### [Problem description]
In the lines below, output everything from the first line through the line containing "import matplotlib.pyplot as plt" exactly as it is. Pictures are not part of the output.

======== Information provided

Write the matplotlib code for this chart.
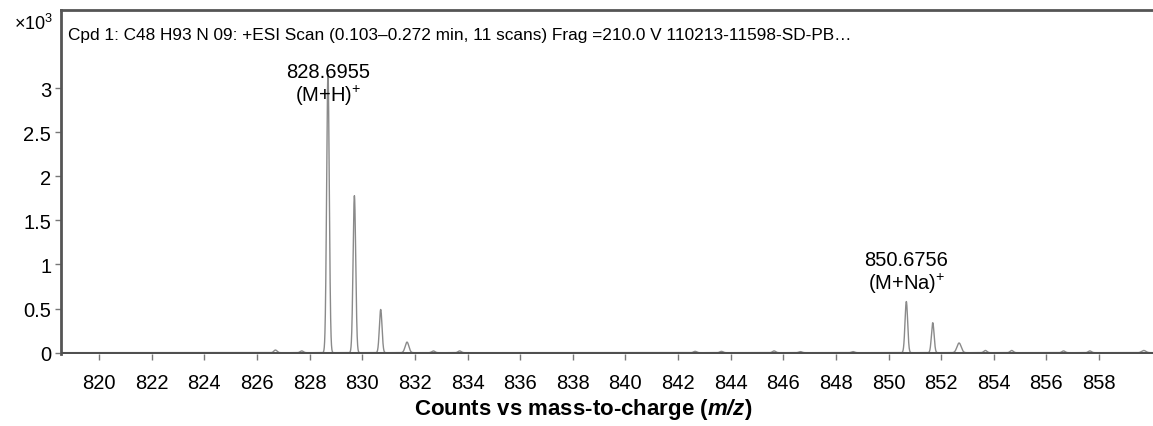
import numpy as np
import matplotlib
matplotlib.use("Agg")
import matplotlib.pyplot as plt

plt.rcParams['font.family'] = ['Liberation Sans', 'DejaVu Sans']
plt.rcParams['mathtext.fontset'] = 'custom'
plt.rcParams['mathtext.rm'] = 'Liberation Sans'
plt.rcParams['mathtext.it'] = 'Liberation Sans:italic'
plt.rcParams['mathtext.bf'] = 'Liberation Sans:bold'
try:
    plt.rcParams['mathtext.bfit'] = 'Liberation Sans:italic:bold'
except KeyError:
    pass

# Peak list (m/z, intensity in 10^3 counts)
peak_mz = [826.70, 827.70, 828.6955, 829.70, 830.70, 831.70, 832.70, 833.70,
           842.65, 843.65, 845.65, 846.65, 848.65, 850.6756, 851.68, 852.68,
           853.68, 854.68, 856.65, 857.65, 859.70]
peak_int = [0.03, 0.02, 3.17, 1.78, 0.49, 0.12, 0.02, 0.02,
            0.015, 0.015, 0.02, 0.012, 0.012, 0.58, 0.34, 0.11,
            0.025, 0.025, 0.02, 0.02, 0.025]
peak_sigma = [0.06, 0.06, 0.05, 0.05, 0.05, 0.07, 0.06, 0.06,
              0.06, 0.06, 0.06, 0.06, 0.06, 0.05, 0.05, 0.08,
              0.06, 0.06, 0.06, 0.06, 0.08]

xticks = list(range(820, 860, 2))
yticks = [0, 0.5, 1, 1.5, 2, 2.5, 3]
ytick_labels = ['0', '0.5', '1', '1.5', '2', '2.5', '3']

title = "Cpd 1: C48 H93 N 09: +ESI Scan (0.103\u20130.272 min, 11 scans) Frag =210.0 V 110213-11598-SD-PB\u2026"
# (x, y of first line, y of second line, text1, text2)
annotations = [(828.6955, 3.19, 2.92, "828.6955", "(M+H)$^{+}$"),
               (850.6756, 1.06, 0.79, "850.6756", "(M+Na)$^{+}$")]

x = np.linspace(818.0, 861.0, 20000)
y = np.zeros_like(x)
for m, h, s in zip(peak_mz, peak_int, peak_sigma):
    y += h * np.exp(-0.5 * ((x - m) / s) ** 2)

fig = plt.figure(figsize=(11.53, 4.27), dpi=100)
ax = fig.add_axes([0.0529, 0.1686, 0.9471, 0.8045])
ax.plot(x, y, color='#8a8a8a', lw=1.0, zorder=2)
ax.axhline(0, color='#505050', lw=2.2, zorder=3)

ax.set_xlim(818.55, 860.05)
ax.set_ylim(-0.015, 3.88)
ax.set_xticks(xticks)
ax.set_xticklabels([str(t) for t in xticks])
ax.set_yticks(yticks)
ax.set_yticklabels(ytick_labels)
ax.tick_params(axis='both', direction='out', length=4, width=1, color='#777777',
               labelsize=14.5, labelcolor='black', pad=3)
ax.tick_params(axis='x', pad=10)

for side in ['right', 'bottom']:
    ax.spines[side].set_visible(False)
ax.spines['left'].set_color('#555555')
ax.spines['left'].set_linewidth(2)
ax.spines['top'].set_color('#555555')
ax.spines['top'].set_linewidth(2)

ax.text(0.006, 0.93, title, transform=ax.transAxes, fontsize=12.4,
        ha='left', va='center')
fig.text(0.029, 0.944, "\u00d710$^{3}$", fontsize=13, ha='center', va='center')

for mz, y1, y2, l1, l2 in annotations:
    ax.text(mz, y1, l1, ha='center', va='center', fontsize=14.5)
    ax.text(mz, y2, l2, ha='center', va='center', fontsize=14.5)

ax.set_xlabel(r"Counts vs mass-to-charge ($\mathbfit{m/z}$)", fontsize=16,
              fontweight='bold')
ax.xaxis.set_label_coords((583 - 61) / (1153 - 61), -0.122)

fig.savefig("out.png", dpi=100)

================

### [Solution]
Write the matplotlib code for this chart.
import numpy as np
import matplotlib
matplotlib.use("Agg")
import matplotlib.pyplot as plt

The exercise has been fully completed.